Starting in 1989, the climate changed suddenly and drastically, becoming much drier due to the increase in temperature and the decrease in rainfall. It can be considered truly a climate “novum”, a new climate, which has affected the most important wine producing continent in the world: Europe has now witnessed widespread evidence of changes in the vegetative processes of its vineyards.

It is a new climatic period that has become increasingly apparent since the end of the 1980’s and which could, on the one hand, ever more radically accentuate the differences between the European wine-growing areas by affecting specific areas and creating a net diversification between zones and climates that are considered oceanic (France, for example) in respect to those that are considered Mediterranean (Italy). In the first area, for example, there has been an increasing concentration of rainfall in summer months, while in the second area, there has been a notable decrease in rainfall in the same period. On the other hand, these climatic changes could render wine-growing less “risky” in countries like England, usually considered a country that only buys wine, but which cannot produce it.

Looking at the climatic system as a whole, the main cause of this sudden climatic inversion, according to Professor Luigi Mariani (head of the Agrometeorology Department of Vegetal Production at the University of Milan) in an interview with WineNews, is the sudden mutation of the Atlantic atmospheric circulation. The usual alternation between winters from the East, which are colder and more severe, and winters from the West, which are milder, has been totally interrupted, sparking a new atypical cycle that has completely moved to a solely West circulation (a phenomenon that has occurred before in the past, and which, according to historic data, should last about 20-40 years).

This new cycle, beginning during that “fateful” 1989, has caused an increase in temperatures (of about 1.5° C, consequently increasing the evaporation of water and thus further increasing the temperature), and the drastic reduction in rainfall in the Mediterranean basin (by about 100 to 200 ml of water per year).

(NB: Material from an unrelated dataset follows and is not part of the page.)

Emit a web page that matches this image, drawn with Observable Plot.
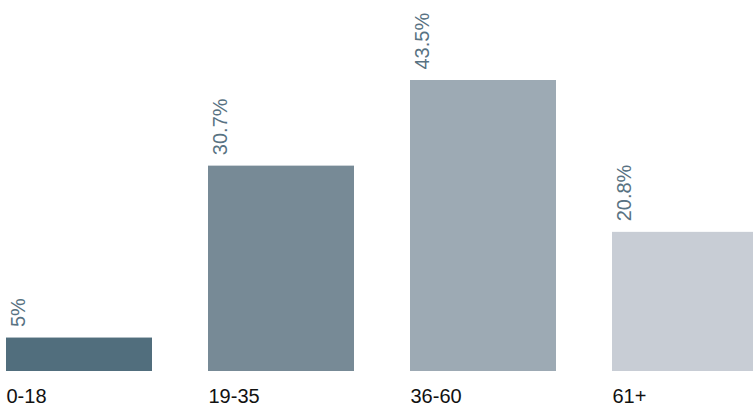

Given the extreme vulnerability of agricultural systems to climatic variations, especially viticulture, it would be opportune to give more attention to the evolution of these phenomena. And attention to meteorological recordings should begin with producers themselves, who, until now, have not demonstrated adequate sensibility.

Simple measurements (at least for rainfall and temperature) should never be missing from production controls, and together, evidently, with an increasing awareness of better agricultural methods to adopt in vineyards.